** START Material for this task **

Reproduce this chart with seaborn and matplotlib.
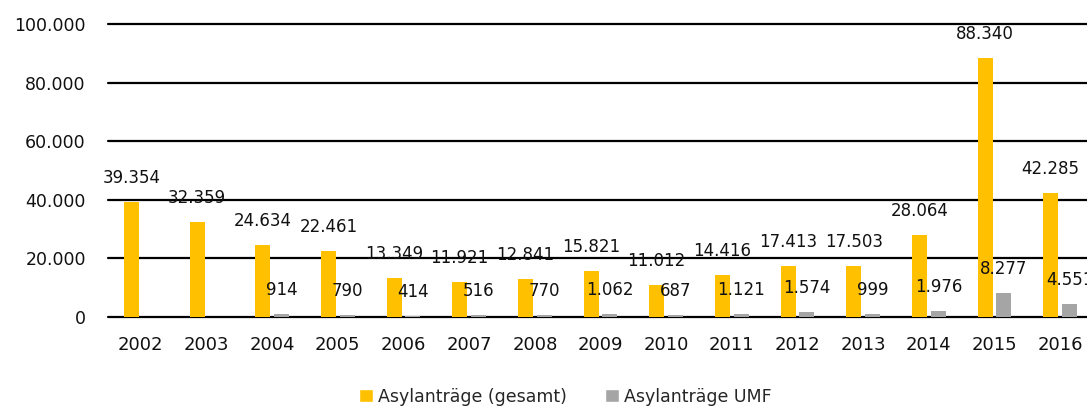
import numpy as np
import pandas as pd
import matplotlib
matplotlib.use("Agg")
import matplotlib.pyplot as plt
from matplotlib.patches import Patch
import seaborn as sns

# Data
years = ["2002", "2003", "2004", "2005", "2006", "2007", "2008", "2009",
         "2010", "2011", "2012", "2013", "2014", "2015", "2016"]
antraege_gesamt = [39354, 32359, 24634, 22461, 13349, 11921, 12841, 15821,
                   11012, 14416, 17413, 17503, 28064, 88340, 42285]
antraege_umf = [np.nan, np.nan, 914, 790, 414, 516, 770, 1062,
                687, 1121, 1574, 999, 1976, 8277, 4551]
series_names = ["Asylanträge (gesamt)", "Asylanträge UMF"]
colors = ["#FFC000", "#A5A5A5"]
y_ticks = [0, 20000, 40000, 60000, 80000, 100000]


def de_format(v):
    return f"{int(v):,}".replace(",", ".")


df = pd.DataFrame({
    "Jahr": years * 2,
    "Wert": antraege_gesamt + antraege_umf,
    "Serie": [series_names[0]] * len(years) + [series_names[1]] * len(years),
})

sns.set_style("white")
plt.rcParams["font.family"] = ["DejaVu Sans"]

fig = plt.figure(figsize=(10.87, 4.07), dpi=100)
ax = fig.add_axes([108 / 1087, 90 / 407, 985 / 1087, 293 / 407])

sns.barplot(data=df, x="Jahr", y="Wert", hue="Serie", palette=colors,
            width=0.578, gap=0.21, ax=ax, legend=False, saturation=1,
            linewidth=0)

ax.set_xlim(-0.5, 14.5)
ax.set_ylim(0, 100000)
ax.set_yticks(y_ticks)
ax.set_yticklabels([de_format(t) for t in y_ticks])
ax.yaxis.grid(True, color="black", linewidth=1.6)
for gl in ax.get_ygridlines():
    gl.set_clip_on(False)
ax.set_axisbelow(True)
for s in ax.spines.values():
    s.set_visible(False)
ax.tick_params(axis="y", length=0, pad=16, labelsize=12.5, colors="#111111")
ax.tick_params(axis="x", length=0, pad=14, labelsize=13, colors="#111111")
ax.set_xlabel("")
ax.set_ylabel("")

# value labels above bars
for container in ax.containers:
    for bar in container:
        h = bar.get_height()
        if np.isnan(h):
            continue
        ax.annotate(de_format(h), (bar.get_x() + bar.get_width() / 2, h),
                    xytext=(0, 24), textcoords="offset pixels",
                    ha="center", va="center", fontsize=12, color="#111111",
                    annotation_clip=False)

handles = [Patch(facecolor=c, label=n) for c, n in zip(colors, series_names)]
fig.legend(handles=handles, loc="center", bbox_to_anchor=(0.52, 0.025),
           ncol=2, frameon=False, fontsize=12.5, handlelength=0.8,
           handleheight=0.8, handletextpad=0.3, columnspacing=2.2)

fig.savefig("out.png", dpi=100)
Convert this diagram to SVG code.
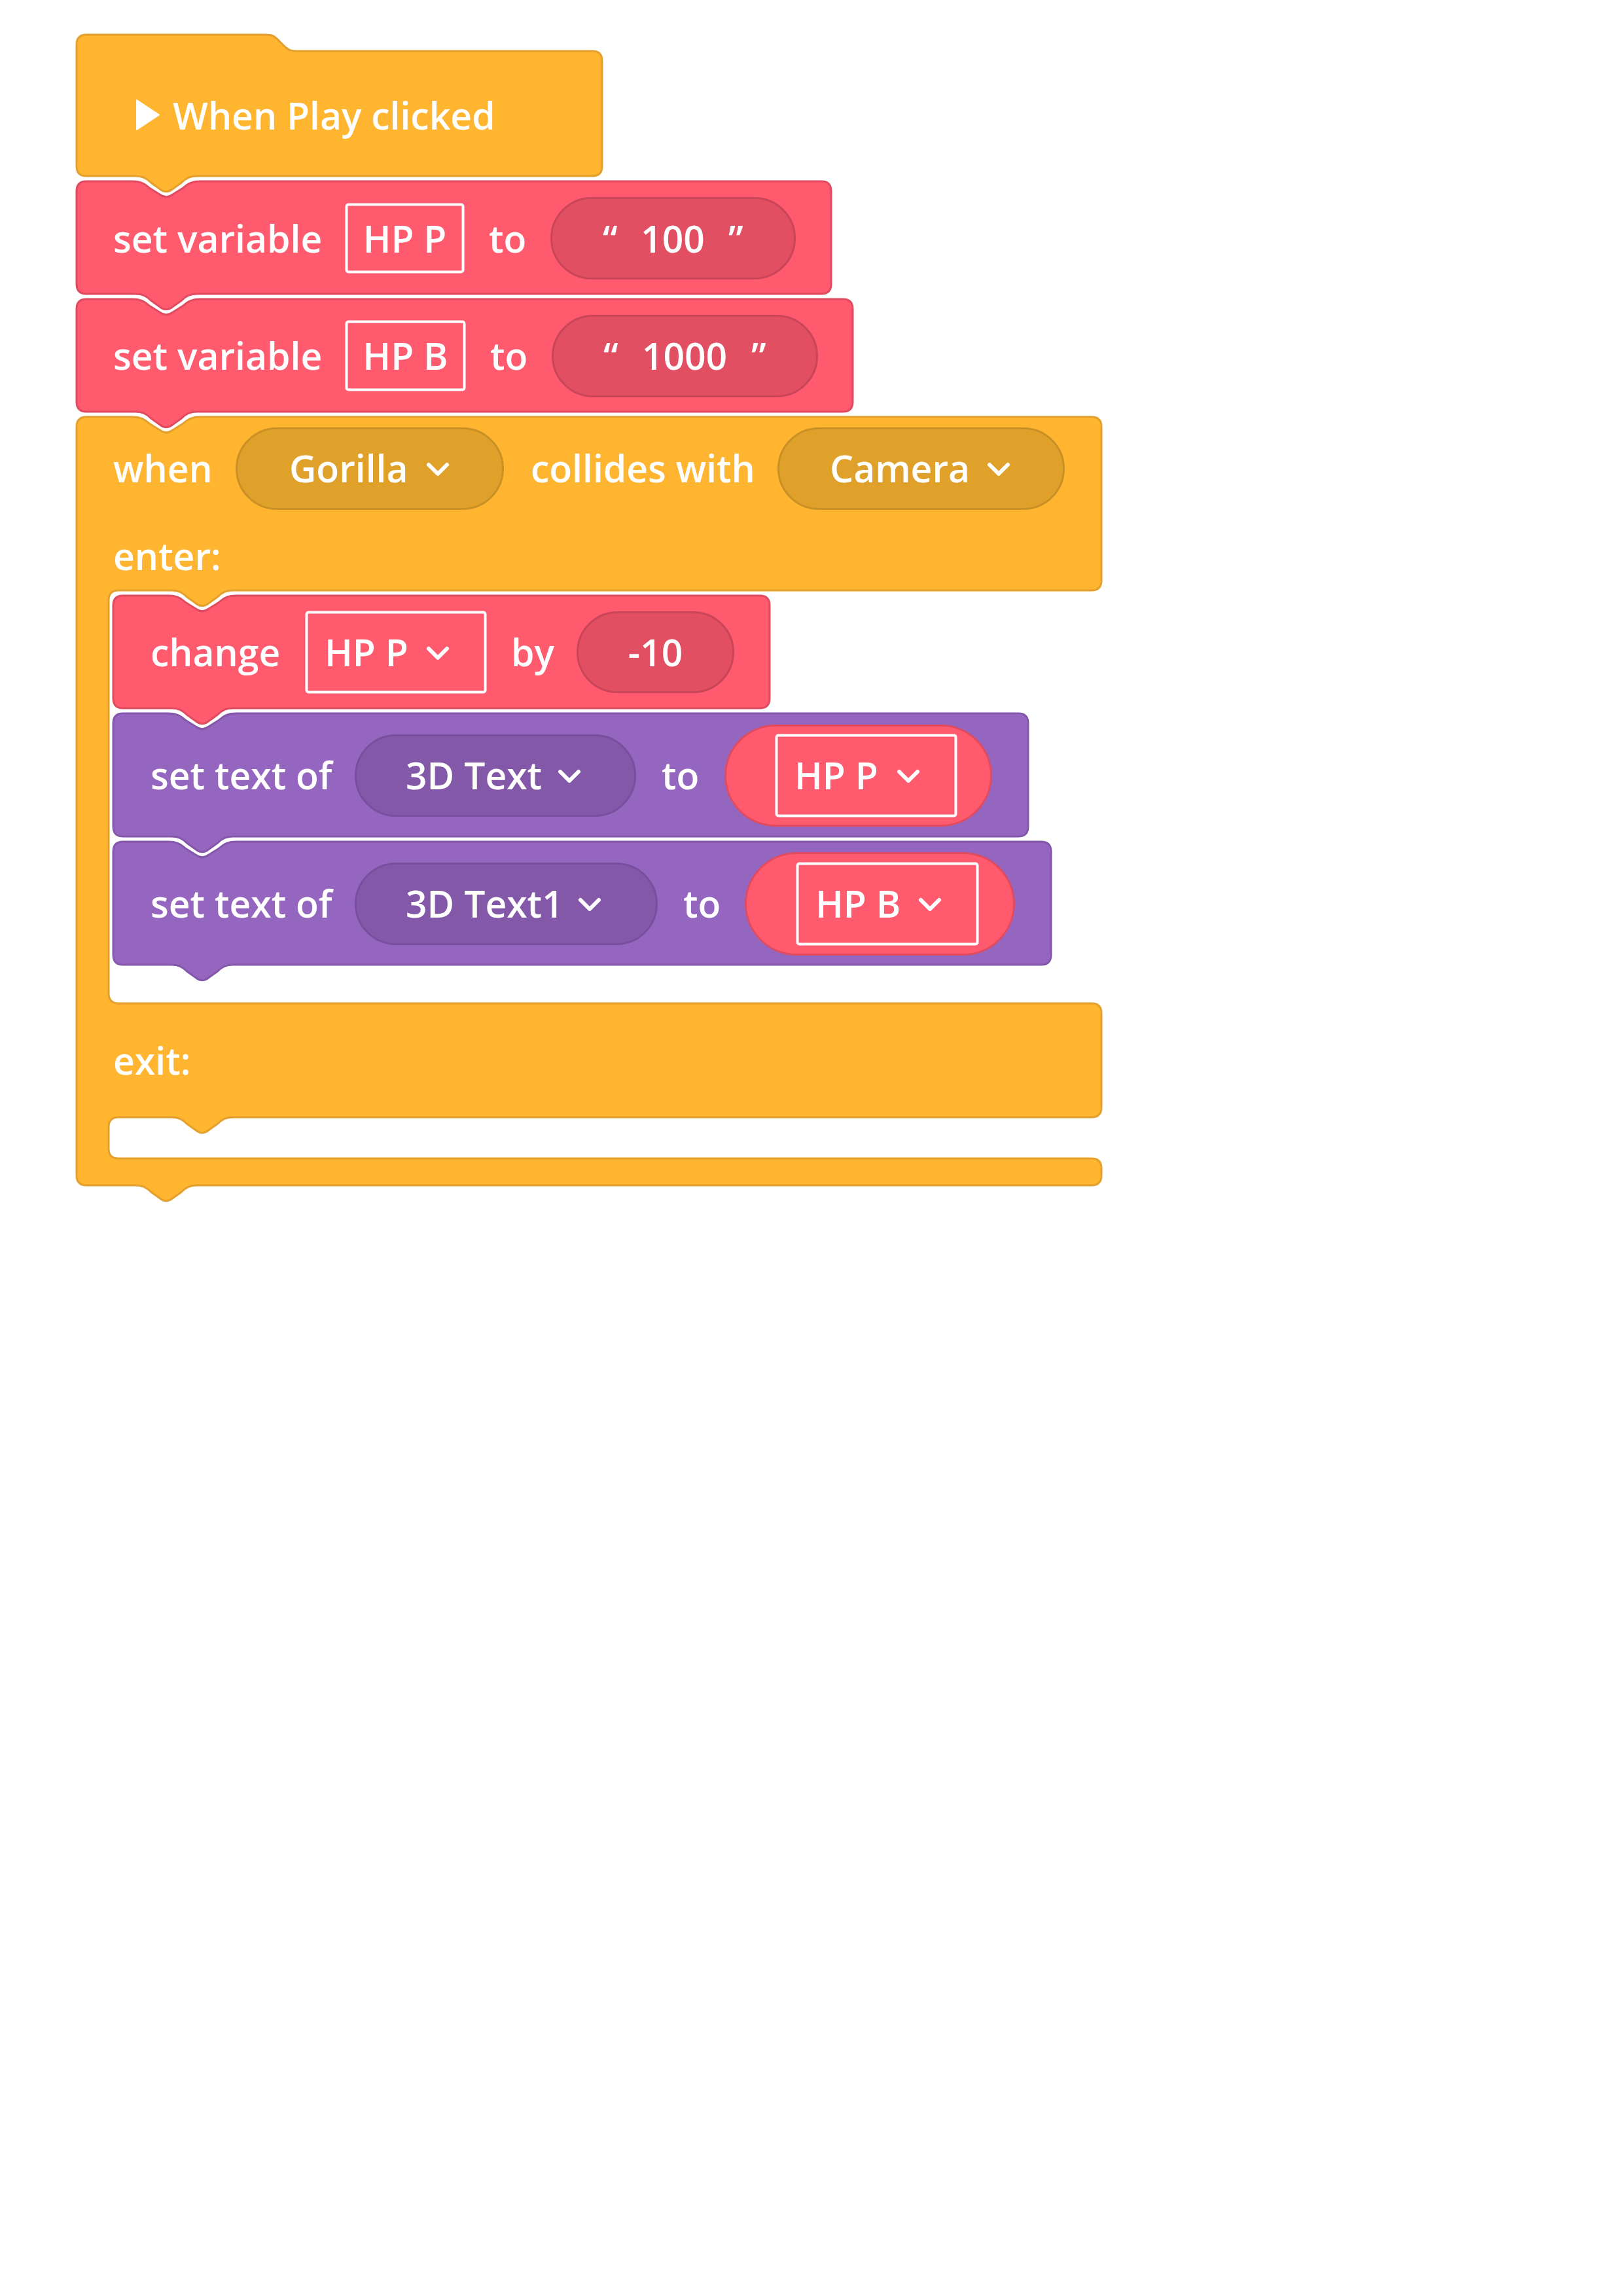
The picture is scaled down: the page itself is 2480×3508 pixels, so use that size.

** END Material for this task **

**The problem**
From the listing above, pick out every line containing "pixels".

**Complete output**
                    xytext=(0, 24), textcoords="offset pixels",
The picture is scaled down: the page itself is 2480×3508 pixels, so use that size.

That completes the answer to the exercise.